[Start Collected data]
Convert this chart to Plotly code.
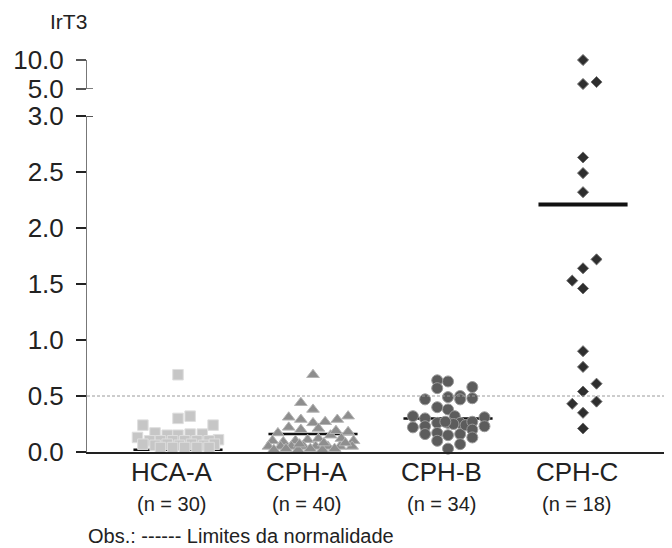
import plotly.graph_objects as go

# ---------------- data ----------------
GROUPS = ["HCA-A", "CPH-A", "CPH-B", "CPH-C"]
N_LABELS = ["(n = 30)", "(n = 40)", "(n = 34)", "(n = 18)"]
LOWER_TICKS = [0.0, 0.5, 1.0, 1.5, 2.0, 2.5, 3.0]
UPPER_TICKS = [5.0, 10.0]
NORMAL_LIMIT = 0.5
MEDIANS = [0.02, 0.16, 0.30, 2.21]

HCA_A = [0.69, 0.30, 0.32, 0.24, 0.24, 0.17, 0.15, 0.15, 0.16, 0.16,
         0.13, 0.11, 0.10, 0.10, 0.10, 0.10, 0.10, 0.10, 0.07, 0.06,
         0.07, 0.06, 0.07, 0.06, 0.07, 0.04, 0.04, 0.04, 0.04, 0.04]
HCA_A_JIT = [0, 0, 0.09, -0.26, 0.26, -0.17, -0.08, 0, 0.09, 0.18,
             -0.30, 0.30, -0.21, -0.13, -0.04, 0.05, 0.14, 0.23, -0.26, -0.17,
             -0.08, 0.01, 0.10, 0.19, 0.27, -0.13, -0.04, 0.05, 0.14, 0.23]

CPH_A = [0.69, 0.44, 0.38, 0.31, 0.29, 0.26, 0.27, 0.29, 0.32, 0.22,
         0.20, 0.21, 0.17, 0.18, 0.10, 0.09, 0.10, 0.11, 0.12, 0.15,
         0.12, 0.10, 0.05, 0.05, 0.05, 0.05, 0.05, 0.05, 0.05, 0.05,
         0.02, 0.03, 0.02, 0.03, 0.02, 0.03, 0.08, 0.08, 0.07, 0.19]
CPH_A_JIT = [0, -0.09, 0, -0.18, -0.09, 0, 0.09, 0.18, 0.26, -0.18,
             -0.09, 0.04, -0.26, 0.26, -0.30, -0.22, -0.13, -0.04, 0.04, 0.13,
             0.21, 0.30, -0.33, -0.24, -0.16, -0.07, 0.02, 0.11, 0.20, 0.29,
             -0.29, -0.20, -0.11, -0.02, 0.07, 0.16, 0.24, 0.08, -0.10, 0.17]

CPH_B = [0.64, 0.63, 0.57, 0.58, 0.47, 0.49, 0.50, 0.47, 0.48, 0.40,
         0.38, 0.32, 0.32, 0.31, 0.22, 0.30, 0.23, 0.16, 0.26, 0.17,
         0.10, 0.26, 0.15, 0.03, 0.26, 0.16, 0.07, 0.24, 0.27, 0.20,
         0.13, 0.23, 0.25, 0.27]
CPH_B_JIT = [-0.08, 0, -0.08, 0.18, -0.17, 0, 0.09, 0.09, 0.18, -0.08,
             0, -0.26, 0.05, 0.27, -0.26, -0.17, -0.17, -0.17, -0.08, -0.08,
             -0.08, 0, 0, 0, 0.09, 0.09, 0.09, 0.13, 0.18, 0.18,
             0.18, 0.27, 0.04, -0.02]

CPH_C = [10.0, 5.86, 6.2, 2.63, 2.49, 2.32, 1.72, 1.64, 1.53, 1.46,
         0.90, 0.76, 0.61, 0.54, 0.43, 0.45, 0.35, 0.21]
CPH_C_JIT = [0, 0, 0.10, 0, 0, 0, 0.10, 0, -0.08, 0,
             0, 0, 0.10, 0, -0.08, 0.10, 0, 0]

SERIES = [HCA_A, CPH_A, CPH_B, CPH_C]
JITTERS = [HCA_A_JIT, CPH_A_JIT, CPH_B_JIT, CPH_C_JIT]

# ---------------- styles ----------------
STYLES = [
    dict(symbol="square", size=10.5, color="#c6c6c6", line=dict(color="#dedede", width=1)),
    dict(symbol="triangle-up", size=11, color="#8e8e8e", line=dict(color="#b4b4b4", width=1)),
    dict(symbol="circle", size=11, color="#5c5c5c", line=dict(color="#9a9a9a", width=1)),
    dict(symbol="diamond", size=8.5, color="#2e2e2e", line=dict(color="#6e6e6e", width=1)),
]
MEDIAN_WIDTHS = [2.5, 2.5, 2.5, 4]
FONT = "Liberation Sans, Arial, sans-serif"
PAGE = 8                 # default page margin of the html body
W, H = 672 - PAGE, 548 - PAGE
LEFT = 87 - PAGE
PW = W - LEFT
X_RANGE = [0.326, 4.659]


def py(pix):  # screen row -> paper fraction
    return (H - (pix - PAGE)) / H


def px(pix):  # screen column -> paper fraction
    return (pix - PAGE - LEFT) / PW


fig = go.Figure()
positions = [i + 1 for i in range(len(GROUPS))]

# medians (drawn beneath the markers)
for pos, med, lw in zip(positions, MEDIANS, MEDIAN_WIDTHS):
    fig.add_trace(go.Scatter(
        x=[pos - 0.33, pos + 0.33], y=[med, med], mode="lines",
        line=dict(color="#111111", width=lw), yaxis="y",
        hoverinfo="skip", showlegend=False, cliponaxis=False))

# points
for pos, vals, jit, st, name in zip(positions, SERIES, JITTERS, STYLES, GROUPS):
    lo_x = [pos + j for v, j in zip(vals, jit) if v <= 3]
    lo_y = [v for v in vals if v <= 3]
    hi_x = [pos + j for v, j in zip(vals, jit) if v > 3]
    hi_y = [v for v in vals if v > 3]
    marker = dict(symbol=st["symbol"], size=st["size"], color=st["color"], line=st["line"])
    fig.add_trace(go.Scatter(x=lo_x, y=lo_y, mode="markers", marker=marker,
                             yaxis="y", name=name, showlegend=False, cliponaxis=False))
    if hi_y:
        fig.add_trace(go.Scatter(x=hi_x, y=hi_y, mode="markers", marker=marker,
                                 yaxis="y2", name=name, showlegend=False, cliponaxis=False))

axis_font = dict(family=FONT, size=26, color="#222222")

fig.update_layout(
    width=W, height=H,
    margin=dict(l=LEFT, r=0, t=0, b=0, autoexpand=False),
    paper_bgcolor="white", plot_bgcolor="white",
    xaxis=dict(domain=[0, 1], range=X_RANGE, showline=True, linecolor="#222222",
               linewidth=2, showticklabels=False, ticks="", showgrid=False,
               zeroline=False, anchor="y", automargin=False),
    yaxis=dict(domain=[py(452), py(116)], range=[0, 3], tickvals=LOWER_TICKS,
               ticktext=[f"{t:.1f}" for t in LOWER_TICKS], ticks="outside",
               ticklen=10, tickwidth=1.5, tickcolor="#222222", showline=True,
               linecolor="#777777", linewidth=1, showgrid=False, zeroline=False,
               tickfont=axis_font, ticklabelstandoff=7, automargin=False),
    yaxis2=dict(domain=[py(89), py(60)], range=[5, 10], tickvals=UPPER_TICKS,
                ticktext=[f"{t:.1f}" for t in UPPER_TICKS], ticks="outside",
                ticklen=10, tickwidth=1.5, tickcolor="#555555", showline=True,
                linecolor="#777777", linewidth=1, showgrid=False, zeroline=False,
                tickfont=axis_font, ticklabelstandoff=7, anchor="x",
                automargin=False),
    showlegend=False,
)

# normal-limit dashed line
fig.add_shape(type="line", xref="paper", yref="y", x0=0, x1=1,
              y0=NORMAL_LIMIT, y1=NORMAL_LIMIT,
              line=dict(color="#9a9a9a", width=1, dash="3px,2px"))
# small right-side tick extensions at the axis break
fig.add_shape(type="line", xref="paper", yref="y", x0=0, x1=px(93), y0=3, y1=3,
              line=dict(color="#222222", width=1.5))
fig.add_shape(type="line", xref="paper", yref="y2", x0=0, x1=px(93), y0=5, y1=5,
              line=dict(color="#555555", width=1.5))

# texts
fig.add_annotation(text="IrT3", xref="paper", yref="paper", x=px(68), y=py(22),
                   showarrow=False, xanchor="center", yanchor="middle",
                   font=dict(family=FONT, size=21, color="#222222"))
for pos, g, n in zip(positions, GROUPS, N_LABELS):
    fig.add_annotation(text=g, xref="x", yref="paper", x=pos - 0.045, y=py(472),
                       showarrow=False, xanchor="center", yanchor="middle",
                       font=dict(family=FONT, size=26, color="#222222"))
    fig.add_annotation(text=n, xref="x", yref="paper", x=pos - 0.045, y=py(504),
                       showarrow=False, xanchor="center", yanchor="middle",
                       font=dict(family=FONT, size=20, color="#222222"))
fig.add_annotation(text="Obs.: ------ Limites da normalidade", xref="paper",
                   yref="paper", x=px(86), y=py(536), showarrow=False,
                   xanchor="left", yanchor="middle",
                   font=dict(family=FONT, size=20, color="#222222"))

fig.write_html("out.html")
[End Collected data]
- _Written request_
Each line from the top of the material through the line containing "-0.29, -0.20, -0.11, -0.02, 0.07, 0.16, 0.24, 0.08, -0.10, 0.17]" should be reproduced exactly; please drop any images.

- _The output_
Convert this chart to Plotly code.
import plotly.graph_objects as go

# ---------------- data ----------------
GROUPS = ["HCA-A", "CPH-A", "CPH-B", "CPH-C"]
N_LABELS = ["(n = 30)", "(n = 40)", "(n = 34)", "(n = 18)"]
LOWER_TICKS = [0.0, 0.5, 1.0, 1.5, 2.0, 2.5, 3.0]
UPPER_TICKS = [5.0, 10.0]
NORMAL_LIMIT = 0.5
MEDIANS = [0.02, 0.16, 0.30, 2.21]

HCA_A = [0.69, 0.30, 0.32, 0.24, 0.24, 0.17, 0.15, 0.15, 0.16, 0.16,
         0.13, 0.11, 0.10, 0.10, 0.10, 0.10, 0.10, 0.10, 0.07, 0.06,
         0.07, 0.06, 0.07, 0.06, 0.07, 0.04, 0.04, 0.04, 0.04, 0.04]
HCA_A_JIT = [0, 0, 0.09, -0.26, 0.26, -0.17, -0.08, 0, 0.09, 0.18,
             -0.30, 0.30, -0.21, -0.13, -0.04, 0.05, 0.14, 0.23, -0.26, -0.17,
             -0.08, 0.01, 0.10, 0.19, 0.27, -0.13, -0.04, 0.05, 0.14, 0.23]

CPH_A = [0.69, 0.44, 0.38, 0.31, 0.29, 0.26, 0.27, 0.29, 0.32, 0.22,
         0.20, 0.21, 0.17, 0.18, 0.10, 0.09, 0.10, 0.11, 0.12, 0.15,
         0.12, 0.10, 0.05, 0.05, 0.05, 0.05, 0.05, 0.05, 0.05, 0.05,
         0.02, 0.03, 0.02, 0.03, 0.02, 0.03, 0.08, 0.08, 0.07, 0.19]
CPH_A_JIT = [0, -0.09, 0, -0.18, -0.09, 0, 0.09, 0.18, 0.26, -0.18,
             -0.09, 0.04, -0.26, 0.26, -0.30, -0.22, -0.13, -0.04, 0.04, 0.13,
             0.21, 0.30, -0.33, -0.24, -0.16, -0.07, 0.02, 0.11, 0.20, 0.29,
             -0.29, -0.20, -0.11, -0.02, 0.07, 0.16, 0.24, 0.08, -0.10, 0.17]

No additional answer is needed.